+++ RECORDS SHOWN

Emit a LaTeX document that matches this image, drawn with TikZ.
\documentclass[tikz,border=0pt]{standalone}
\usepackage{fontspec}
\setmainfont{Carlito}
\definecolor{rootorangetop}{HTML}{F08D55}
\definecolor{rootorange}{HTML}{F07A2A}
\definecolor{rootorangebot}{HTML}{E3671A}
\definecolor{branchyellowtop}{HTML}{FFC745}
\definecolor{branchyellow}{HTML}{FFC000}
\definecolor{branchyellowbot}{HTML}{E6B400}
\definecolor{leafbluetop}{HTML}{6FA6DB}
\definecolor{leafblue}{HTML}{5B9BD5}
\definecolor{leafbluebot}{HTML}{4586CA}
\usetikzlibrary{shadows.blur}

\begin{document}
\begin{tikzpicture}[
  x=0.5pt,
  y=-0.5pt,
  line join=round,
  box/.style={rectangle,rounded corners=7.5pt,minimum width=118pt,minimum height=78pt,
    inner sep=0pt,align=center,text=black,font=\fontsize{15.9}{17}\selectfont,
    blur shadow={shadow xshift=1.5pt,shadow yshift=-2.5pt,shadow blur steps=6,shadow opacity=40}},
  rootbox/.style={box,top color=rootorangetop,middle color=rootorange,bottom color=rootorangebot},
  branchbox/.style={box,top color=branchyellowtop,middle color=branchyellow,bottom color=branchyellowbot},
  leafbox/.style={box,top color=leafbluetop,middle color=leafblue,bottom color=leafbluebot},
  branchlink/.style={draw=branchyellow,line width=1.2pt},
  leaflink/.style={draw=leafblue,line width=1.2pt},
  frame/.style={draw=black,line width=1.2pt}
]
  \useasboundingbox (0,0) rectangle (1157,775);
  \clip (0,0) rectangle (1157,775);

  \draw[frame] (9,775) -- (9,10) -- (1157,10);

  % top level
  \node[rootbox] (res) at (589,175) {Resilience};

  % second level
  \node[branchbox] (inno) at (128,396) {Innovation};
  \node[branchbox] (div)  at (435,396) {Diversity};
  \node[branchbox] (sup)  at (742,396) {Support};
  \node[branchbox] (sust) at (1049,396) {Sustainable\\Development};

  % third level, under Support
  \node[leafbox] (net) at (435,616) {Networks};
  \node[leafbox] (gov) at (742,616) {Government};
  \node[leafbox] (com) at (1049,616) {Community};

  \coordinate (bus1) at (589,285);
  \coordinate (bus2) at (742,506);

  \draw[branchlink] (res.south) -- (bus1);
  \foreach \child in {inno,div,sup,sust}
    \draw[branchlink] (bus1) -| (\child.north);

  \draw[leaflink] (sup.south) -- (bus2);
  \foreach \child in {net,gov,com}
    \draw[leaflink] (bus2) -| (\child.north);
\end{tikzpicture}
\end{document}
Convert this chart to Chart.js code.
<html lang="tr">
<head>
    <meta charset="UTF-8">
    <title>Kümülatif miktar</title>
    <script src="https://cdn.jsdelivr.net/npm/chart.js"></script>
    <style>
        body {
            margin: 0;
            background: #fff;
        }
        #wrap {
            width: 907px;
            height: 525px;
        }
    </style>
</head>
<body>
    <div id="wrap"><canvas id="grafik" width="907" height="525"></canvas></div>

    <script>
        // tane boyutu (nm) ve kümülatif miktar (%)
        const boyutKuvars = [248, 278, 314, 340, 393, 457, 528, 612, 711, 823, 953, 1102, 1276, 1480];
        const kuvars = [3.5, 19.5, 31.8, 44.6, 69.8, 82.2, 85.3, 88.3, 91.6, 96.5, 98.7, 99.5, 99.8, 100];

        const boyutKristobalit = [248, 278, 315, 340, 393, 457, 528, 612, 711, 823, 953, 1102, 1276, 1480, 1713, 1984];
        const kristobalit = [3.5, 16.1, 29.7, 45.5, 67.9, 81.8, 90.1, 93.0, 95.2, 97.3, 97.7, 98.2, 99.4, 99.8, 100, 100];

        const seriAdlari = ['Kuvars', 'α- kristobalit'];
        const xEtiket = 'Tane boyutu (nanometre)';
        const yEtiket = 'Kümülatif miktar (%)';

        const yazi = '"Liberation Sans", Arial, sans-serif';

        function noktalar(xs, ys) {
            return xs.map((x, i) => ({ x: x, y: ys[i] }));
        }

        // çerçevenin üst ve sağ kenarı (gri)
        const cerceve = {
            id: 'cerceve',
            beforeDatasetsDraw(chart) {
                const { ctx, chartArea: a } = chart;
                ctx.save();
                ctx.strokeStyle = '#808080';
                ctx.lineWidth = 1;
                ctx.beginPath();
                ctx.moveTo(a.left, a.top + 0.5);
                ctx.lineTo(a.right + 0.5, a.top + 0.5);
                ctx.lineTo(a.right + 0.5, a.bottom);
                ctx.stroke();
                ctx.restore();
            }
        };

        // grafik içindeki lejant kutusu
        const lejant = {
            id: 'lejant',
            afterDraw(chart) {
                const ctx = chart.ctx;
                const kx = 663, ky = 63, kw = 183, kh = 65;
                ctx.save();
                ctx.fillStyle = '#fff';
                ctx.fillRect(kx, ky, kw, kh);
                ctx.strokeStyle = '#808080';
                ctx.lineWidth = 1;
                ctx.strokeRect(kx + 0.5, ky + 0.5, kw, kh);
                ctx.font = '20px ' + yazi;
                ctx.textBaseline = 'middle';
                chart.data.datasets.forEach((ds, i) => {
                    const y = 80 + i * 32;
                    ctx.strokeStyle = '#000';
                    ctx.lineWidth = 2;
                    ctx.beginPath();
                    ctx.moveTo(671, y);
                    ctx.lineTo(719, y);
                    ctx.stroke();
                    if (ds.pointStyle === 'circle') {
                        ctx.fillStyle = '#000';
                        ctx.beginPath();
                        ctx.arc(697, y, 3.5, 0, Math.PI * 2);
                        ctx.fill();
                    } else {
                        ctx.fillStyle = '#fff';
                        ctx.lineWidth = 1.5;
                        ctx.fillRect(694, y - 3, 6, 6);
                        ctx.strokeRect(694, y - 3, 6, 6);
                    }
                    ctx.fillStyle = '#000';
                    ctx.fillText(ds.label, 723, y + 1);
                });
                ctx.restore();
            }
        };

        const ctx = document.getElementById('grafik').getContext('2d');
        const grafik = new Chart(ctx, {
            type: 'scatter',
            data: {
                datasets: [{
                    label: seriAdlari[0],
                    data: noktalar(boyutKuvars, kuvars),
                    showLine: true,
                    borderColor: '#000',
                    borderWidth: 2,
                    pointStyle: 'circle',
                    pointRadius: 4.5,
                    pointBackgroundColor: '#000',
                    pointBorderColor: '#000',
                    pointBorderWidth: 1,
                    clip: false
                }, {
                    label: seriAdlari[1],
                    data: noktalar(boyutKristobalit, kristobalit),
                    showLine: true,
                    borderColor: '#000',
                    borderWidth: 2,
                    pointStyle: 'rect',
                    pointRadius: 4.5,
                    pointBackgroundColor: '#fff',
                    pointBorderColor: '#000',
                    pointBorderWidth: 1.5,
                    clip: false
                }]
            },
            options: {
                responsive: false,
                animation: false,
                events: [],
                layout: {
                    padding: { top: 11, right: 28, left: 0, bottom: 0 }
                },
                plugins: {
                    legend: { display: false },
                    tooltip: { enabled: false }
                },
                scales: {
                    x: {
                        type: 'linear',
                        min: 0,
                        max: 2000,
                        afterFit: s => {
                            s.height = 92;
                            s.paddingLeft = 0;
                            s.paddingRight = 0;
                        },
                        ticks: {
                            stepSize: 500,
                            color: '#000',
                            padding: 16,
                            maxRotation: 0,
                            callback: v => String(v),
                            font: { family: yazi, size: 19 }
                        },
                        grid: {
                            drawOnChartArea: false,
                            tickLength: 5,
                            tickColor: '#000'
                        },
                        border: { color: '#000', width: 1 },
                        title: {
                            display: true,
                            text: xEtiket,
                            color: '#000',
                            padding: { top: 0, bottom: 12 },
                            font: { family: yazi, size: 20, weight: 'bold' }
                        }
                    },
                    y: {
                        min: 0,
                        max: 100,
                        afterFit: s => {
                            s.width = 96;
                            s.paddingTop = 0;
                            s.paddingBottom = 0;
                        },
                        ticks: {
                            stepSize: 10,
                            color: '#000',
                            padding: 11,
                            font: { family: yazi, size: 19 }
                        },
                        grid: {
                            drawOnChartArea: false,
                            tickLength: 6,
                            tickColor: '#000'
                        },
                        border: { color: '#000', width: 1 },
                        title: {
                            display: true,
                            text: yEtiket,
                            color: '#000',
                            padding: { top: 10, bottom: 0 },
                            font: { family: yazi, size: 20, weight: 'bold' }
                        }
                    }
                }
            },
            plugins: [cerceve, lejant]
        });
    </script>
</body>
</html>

++++++

* _GOAL OF THE EXERCISE_:
Print only the lines from the top of the data above down to the line holding "(res) at (589,175)", inclusive.

* _TASK OUTPUT_:
Emit a LaTeX document that matches this image, drawn with TikZ.
\documentclass[tikz,border=0pt]{standalone}
\usepackage{fontspec}
\setmainfont{Carlito}
\definecolor{rootorangetop}{HTML}{F08D55}
\definecolor{rootorange}{HTML}{F07A2A}
\definecolor{rootorangebot}{HTML}{E3671A}
\definecolor{branchyellowtop}{HTML}{FFC745}
\definecolor{branchyellow}{HTML}{FFC000}
\definecolor{branchyellowbot}{HTML}{E6B400}
\definecolor{leafbluetop}{HTML}{6FA6DB}
\definecolor{leafblue}{HTML}{5B9BD5}
\definecolor{leafbluebot}{HTML}{4586CA}
\usetikzlibrary{shadows.blur}

\begin{document}
\begin{tikzpicture}[
  x=0.5pt,
  y=-0.5pt,
  line join=round,
  box/.style={rectangle,rounded corners=7.5pt,minimum width=118pt,minimum height=78pt,
    inner sep=0pt,align=center,text=black,font=\fontsize{15.9}{17}\selectfont,
    blur shadow={shadow xshift=1.5pt,shadow yshift=-2.5pt,shadow blur steps=6,shadow opacity=40}},
  rootbox/.style={box,top color=rootorangetop,middle color=rootorange,bottom color=rootorangebot},
  branchbox/.style={box,top color=branchyellowtop,middle color=branchyellow,bottom color=branchyellowbot},
  leafbox/.style={box,top color=leafbluetop,middle color=leafblue,bottom color=leafbluebot},
  branchlink/.style={draw=branchyellow,line width=1.2pt},
  leaflink/.style={draw=leafblue,line width=1.2pt},
  frame/.style={draw=black,line width=1.2pt}
]
  \useasboundingbox (0,0) rectangle (1157,775);
  \clip (0,0) rectangle (1157,775);

  \draw[frame] (9,775) -- (9,10) -- (1157,10);

  % top level
  \node[rootbox] (res) at (589,175) {Resilience};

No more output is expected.